Aloha ! Pembaca Rakyat.id.
Rasa Manis merupakan sifat alamiah dari perasaan lidah terhadap hari istimewa, peristiwa hati, hari dan waktu yang tak akan terulang lagi pada suasananya. Merupakan harapan setiap waktu, impian masa depan, pengingat kejadian, kejutan , obrolan, kesenangan tanpa banyak kesedihan.
Banyak kue favorit, bisa saja memilih untuk tidak manis, tetapi biasanya rasa itu akan terpinggirkan sejenak. Bukan berarti tersesat tanpa rasa apapun, hingar bingar pujian, ucapan selamat , suara lantang, lalu menjadi nyanyian.
Serta sorak pengisi rasa manis kenangan, banyak pilihan favorit untuk dijadikan kejadian ini lebih menarik, chocolate cake, red velvet, black forest, cheese cake dan Ice Cream Cake.
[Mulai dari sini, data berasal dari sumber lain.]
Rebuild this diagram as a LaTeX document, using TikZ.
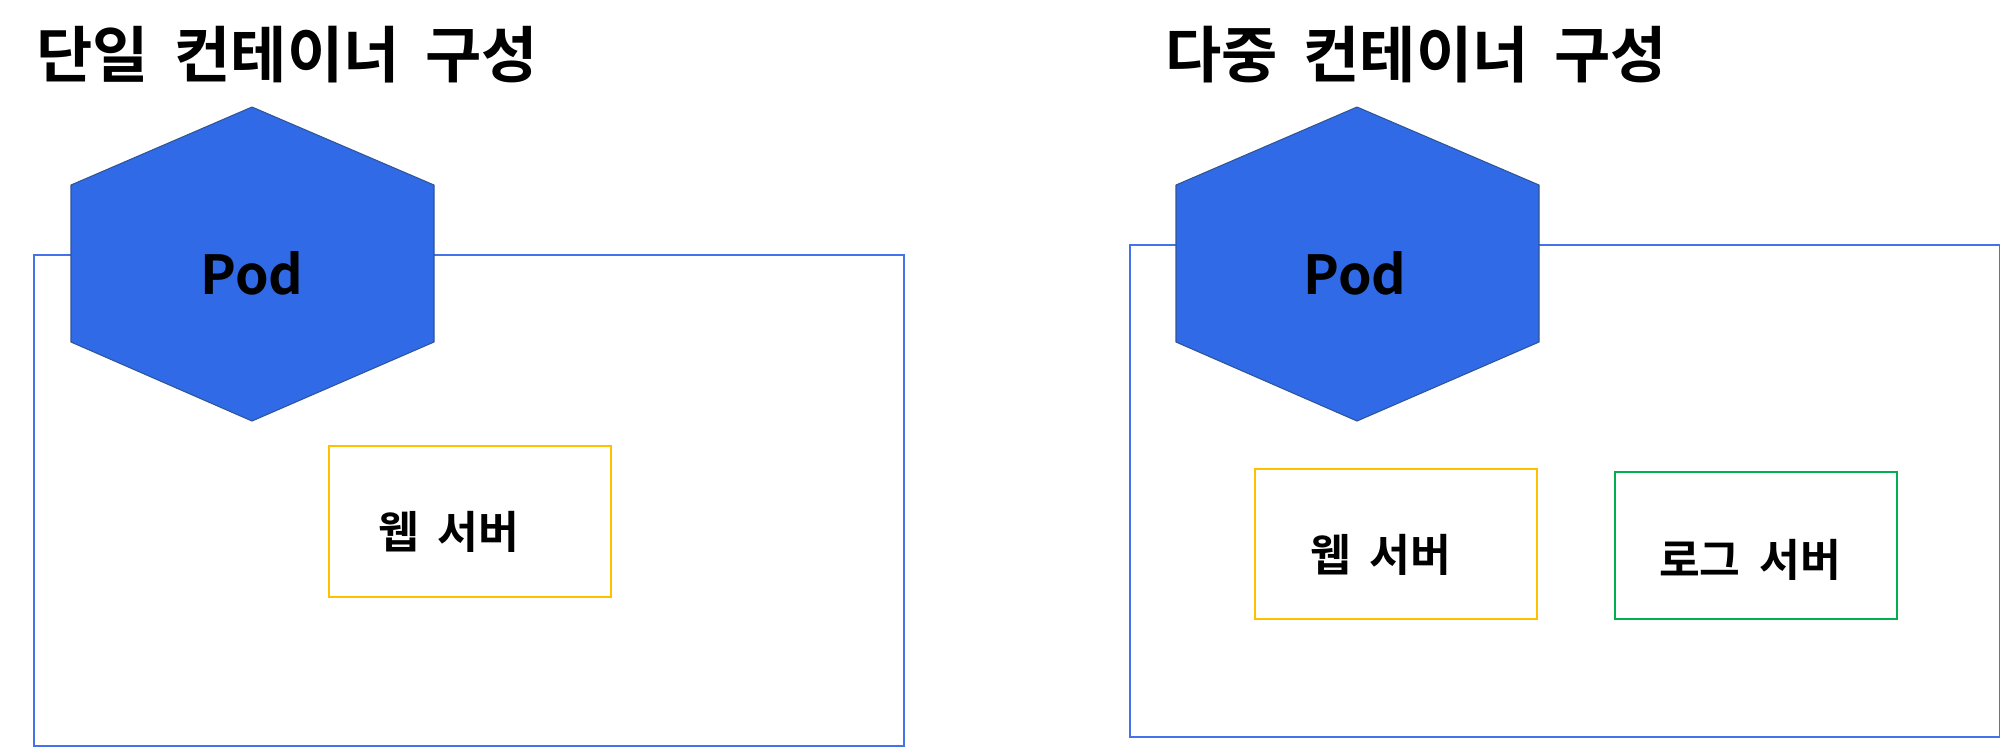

Semuanya mempunyai rasa otentik, tetap sama cara memakannya, buka mulut dan biarkan indera perasa mengecap aneka kenikmatan , menjelajah di rongga mulut, penuh aneka macam rasa. “Tuntutan rasa” ramuan penting untuk semua peristiwa menjadi lebih enak, hal tersebut kodratnya mengikat pada setiap kue ulang tahun, warna, pilihan tambahan, buah potong,manis atau tidak, kekinian, klasik, simple. elegan, mewah, unik dan Estetik.
Banyak lilin terbakar, bukan berarti melihat tanda umur sedang membentuk bayangan, merangsek ke dalam kegelapan.
Api lilin itu menerobos warna gelap menjadi lebih bermakna, menuntut, harapan dan bergerak dalam aksi protes terhadap warna gelap pekat. Sebelum lampu dinyalakan, ruangan dimatikan, suara tidak lagi terdengar, lalu hanya perintah agar pesta pora tetap berlanjut.
Apakah ini merupakan perayaan atau pembungkaman berudara, memberi terang, bersikap dalam inspirasi . Jangan lupakan “Pematik Api” dalam acara pesta perayaan bersuara, karena tidak akan berkesan ketika diam. Tawa, canda, kesedihan, kritik, hanya membentur ruang gelap lalu bisu.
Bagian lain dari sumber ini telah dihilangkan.